One author attended a training seminar for police interrogators, learning techniques such as how to “evade informing suspects of their rights during interrogation by giving suspects the impression that they have been arrested without in fact placing them under arrest.” He reports, “Reid seminar attendees are told to walk into interviews with thick folders, videocassettes, or similar props spilling out to make subjects believe interrogators have evidence against them.” After describing several other techniques effective against the innocent and guilty alike, the authors state, “The interrogator, armed and trained with these powerful rhetorical tools developed and refined over seventy years of systematic study and placed in the position of power and authority over the suspect, not surprisingly often extracts admissions of criminal conduct.
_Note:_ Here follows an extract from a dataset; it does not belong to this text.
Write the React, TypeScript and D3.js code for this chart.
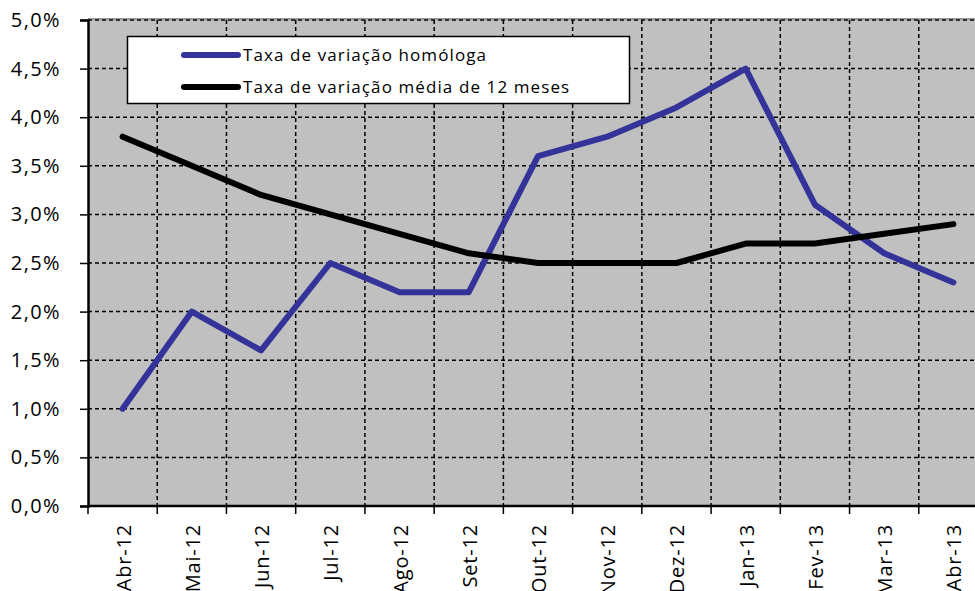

But such admissions do not end the interrogation.”69 Because police prefer confessions that match other evidence, interrogators follow the initial admissions with leading questions designed to conform the suspect’s story to what is already known about a crime.
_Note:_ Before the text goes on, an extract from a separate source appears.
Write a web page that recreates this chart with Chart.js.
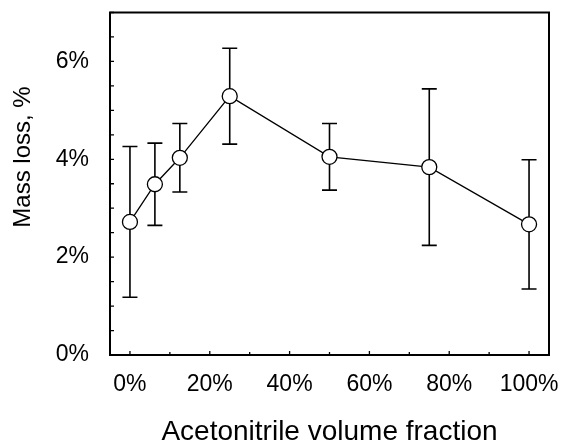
<!DOCTYPE html>
<html>
<head>
<meta charset="utf-8">
<script src="https://cdn.jsdelivr.net/npm/chart.js@4"></script>
<style>
    body { margin: 0; background: #fff; }
</style>
</head>
<body>
<canvas id="myChart" width="563" height="443"></canvas>
<script>
// fração de acetonitrila (%) e perda de massa (%)
const fracoes = [0, 6.25, 12.5, 25, 50, 75, 100];
const perdaMassa = [2.72, 3.49, 4.03, 5.29, 4.05, 3.84, 2.67];
const desvio = [1.54, 0.84, 0.70, 0.98, 0.68, 1.60, 1.32];

// marcas dos eixos
const xMarcas = [0, 10, 20, 30, 40, 50, 60, 70, 80, 90, 100];
const xRotulos = [0, 20, 40, 60, 80, 100];
const yMarcas = [0, 0.5, 1, 1.5, 2, 2.5, 3, 3.5, 4, 4.5, 5, 5.5, 6, 6.5, 7];
const yRotulos = [0, 2, 4, 6];

const fonte = "'Liberation Sans', Arial, sans-serif";

// barras de erro, desenhadas antes da linha e dos pontos
const barrasErro = {
    id: 'barrasErro',
    beforeDatasetsDraw(chart) {
        const { ctx, scales: { x, y } } = chart;
        ctx.save();
        ctx.strokeStyle = '#000';
        ctx.lineWidth = 1.6;
        fracoes.forEach((f, i) => {
            let px = x.getPixelForValue(f);
            let topo = y.getPixelForValue(perdaMassa[i] + desvio[i]);
            let base = y.getPixelForValue(perdaMassa[i] - desvio[i]);
            ctx.beginPath();
            ctx.moveTo(px, topo);
            ctx.lineTo(px, base);
            ctx.moveTo(px - 7.5, topo);
            ctx.lineTo(px + 7.5, topo);
            ctx.moveTo(px - 7.5, base);
            ctx.lineTo(px + 7.5, base);
            ctx.stroke();
        });
        ctx.restore();
    }
};

// moldura, marcas internas e título do eixo y
const moldura = {
    id: 'moldura',
    afterDraw(chart) {
        const { ctx, chartArea: a, scales: { x, y } } = chart;
        ctx.save();
        ctx.strokeStyle = '#000';
        ctx.lineWidth = 1.3;
        ctx.beginPath();
        x.ticks.forEach(t => {
            let px = x.getPixelForValue(t.value);
            let tam = xRotulos.includes(t.value) ? 4 : 3;
            ctx.moveTo(px, a.bottom);
            ctx.lineTo(px, a.bottom - tam);
        });
        y.ticks.forEach(t => {
            let py = y.getPixelForValue(t.value);
            ctx.moveTo(a.left, py);
            ctx.lineTo(a.left + 4, py);
        });
        ctx.stroke();

        ctx.lineWidth = 2;
        ctx.strokeRect(a.left, a.top, a.right - a.left, a.bottom - a.top);

        ctx.translate(23, 157);
        ctx.rotate(-Math.PI / 2);
        ctx.fillStyle = '#000';
        ctx.font = '24px ' + fonte;
        ctx.textAlign = 'center';
        ctx.textBaseline = 'middle';
        ctx.fillText('Mass loss, %', 0, 0);
        ctx.restore();
    }
};

const initGrafico = () => {
    const ctx = document.getElementById('myChart');

    const data = {
        datasets: [{
            data: fracoes.map((f, i) => ({ x: f, y: perdaMassa[i] })),
            borderColor: '#000',
            borderWidth: 1.3,
            pointRadius: 7.5,
            pointBackgroundColor: '#fff',
            pointBorderColor: '#000',
            pointBorderWidth: 1.3,
            tension: 0
        }]
    };

    new Chart(ctx, {
        type: 'line',
        data: data,
        plugins: [barrasErro, moldura],
        options: {
            responsive: false,
            animation: false,
            layout: { padding: { left: 0, right: 14, top: 12.5, bottom: 0 } },
            plugins: { legend: { display: false }, tooltip: { enabled: false } },
            scales: {
                x: {
                    type: 'linear',
                    min: -5,
                    max: 105,
                    afterBuildTicks: s => { s.ticks = xMarcas.map(v => ({ value: v })); },
                    afterFit: s => {
                        s.height = 88;
                        s.paddingLeft = 0;
                        s.paddingRight = 0;
                    },
                    grid: { display: false, drawTicks: false },
                    border: { display: false },
                    ticks: {
                        autoSkip: false,
                        maxRotation: 0,
                        padding: 16,
                        color: '#000',
                        font: { family: fonte, size: 23 },
                        callback: v => xRotulos.includes(v) ? v + '%' : ''
                    },
                    title: {
                        display: true,
                        text: 'Acetonitrile volume fraction',
                        color: '#000',
                        font: { family: fonte, size: 28, lineHeight: 1 },
                        padding: { top: 0, bottom: -3 }
                    }
                },
                y: {
                    min: 0,
                    max: 7,
                    afterBuildTicks: s => { s.ticks = yMarcas.map(v => ({ value: v })); },
                    afterFit: s => {
                        s.width = 110;
                        s.paddingTop = 0;
                        s.paddingBottom = 0;
                    },
                    grid: { display: false, drawTicks: false },
                    border: { display: false },
                    ticks: {
                        autoSkip: false,
                        padding: 21,
                        color: '#000',
                        font: { family: fonte, size: 23 },
                        callback: v => yRotulos.includes(v) ? v + '%' : ''
                    }
                }
            }
        }
    });
};

window.onload = () => initGrafico();
</script>
</body>
</html>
A discussion of best practices for interrogations is beyond the scope of this chapter. It will suffice to state that if questioners seek to learn the truth during questioning—as opposed to confirming existing beliefs and obtaining evidence for trial—the process described in Ordinary Police Interrogation would be avoided.70
Regardless of one’s views on the ultimate practical effects of Miranda, one cannot deny that Supreme Court doctrine affects the number of confessions admitted as evidence against defendants. In our next chapter, we review how the Court has defined “interrogation” under Miranda.